Judges ousted from Poland’s Supreme Court have refused to recognize their dismissal and vowed to fight on to protect the country’s constitution and the independence of the judiciary.

“I’m doing this to defend the rule of law and to testify to the truth about the line between the Constitution and the violation of the Constitution,” the New York Times quoted the court’s ousted chief, Malgorzata Gersdorf, as telling a crowd gathered on the courthouse steps before she entered the building on Wednesday in defiance of the government.

Government officials have said the ousted judges would no longer be allowed to hear cases following a lowering of the retirement age to 65 from 70, a move that made 27 judges officially too old to serve.

Many see the maneuver as a threat to democracy in Poland. Lech Walesa, the famous labor leader, expressed an even more dire warning:

“This is the path of civil war,” he said on a local radio program. “I’d like to avoid it.”


Two-way Street

China warned Thursday that US tariffs will hurt American companies operating in China and strangle global supply chains.

The statement comes ahead of Washington’s plans to impose tariffs on $34 billion worth of Chinese imports on Friday, after which China’s customs agency said in a statement on its website that tit-for-tat tariffs on US goods would come into effect immediately, Reuters reported.

Though couched in a warning, Reuters interpreted the statement as indicating China still hopes to avert a trade war.

Separately, German Chancellor Angela Merkel told legislators in Germany Wednesday that’s precisely what could happen if tensions with the US can’t be defused, the Hill reported.

“This has the character of a trade conflict,” Merkel said. “I don’t want to use any other word for now. It’s worth every effort to try to defuse this conflict, so it doesn’t turn into a war. But this obviously takes two.”


The Law’s Long Arm

A Chilean court found eight retired soldiers guilty of murdering popular folk singer Victor Jara more than 40 years after his killing in 1973.

A ninth person was convicted as an accessory to the crime, the BBC reported.

The eight former military officers were sentenced to 15 years each on the murder charges and three more years for kidnapping, while the ninth officer received a sentence of five years.

Famous for his protest songs and a member of Chile’s communist party, Jara was arrested and tortured the day after General Augusto Pinochet ousted socialist President Salvador Allende in a military coup.

Because he was arrested along with some 5,000 others, there were many survivors who witnessed his interrogation and torture at the sports stadium in Santiago.

His body was found riddled with 44 bullets a few days later.
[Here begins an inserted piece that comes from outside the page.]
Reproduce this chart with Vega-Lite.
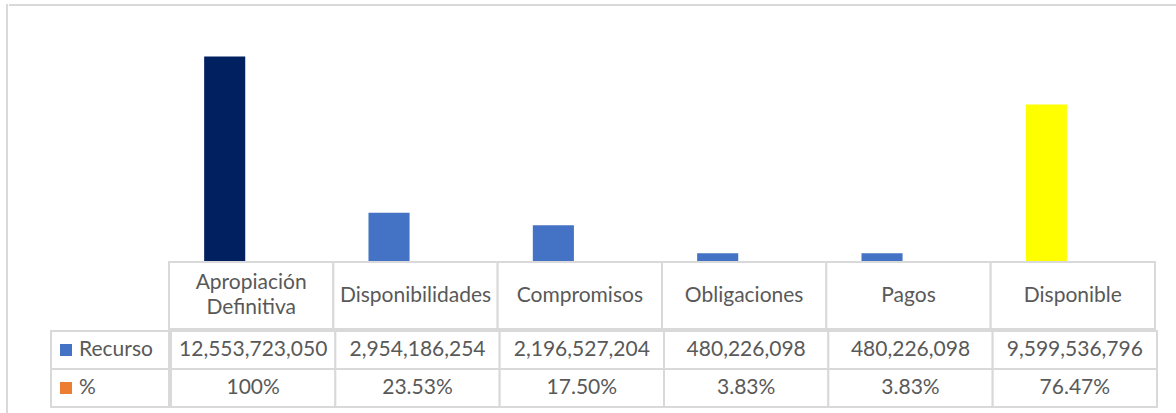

After decades of foot-dragging, Chile has been racing to address the crimes of Pinochet’s dictatorship before the deaths of witnesses, victims, and the accused makes doing so impossible, Reuters noted.


The Art of the Troll

Nowadays, the best advice one can receive about the internet is “not to feed the trolls” – which means to ignore inflammatory posts intended to elicit a reaction.

But when two researchers from the University of Canterbury in New Zealand dove into the world of online trolling, they discovered that it’s actually quite a lucrative profession, Newsweek reported.

In a study published in the Journal of Marketing Management, the researchers interviewed a number of trolls who had gained celebrity status due to their exploits. Some were even employed by companies to act as “customer service reps.”

“Some more risky brands are paying trolls to pose as customer service reps to respond to complaints and questions in a way the brand couldn’t or wouldn’t usually,” lead author Maja Golf-Papez said in a news release.

The study also made distinctions between trolling and cyberbullying.

“A troll typically has no intent to cause harm but is trying to provoke a reaction,” Golf-Papez said. “Whereas cyberbullying is targeted with the purpose of causing harm to an individual person.”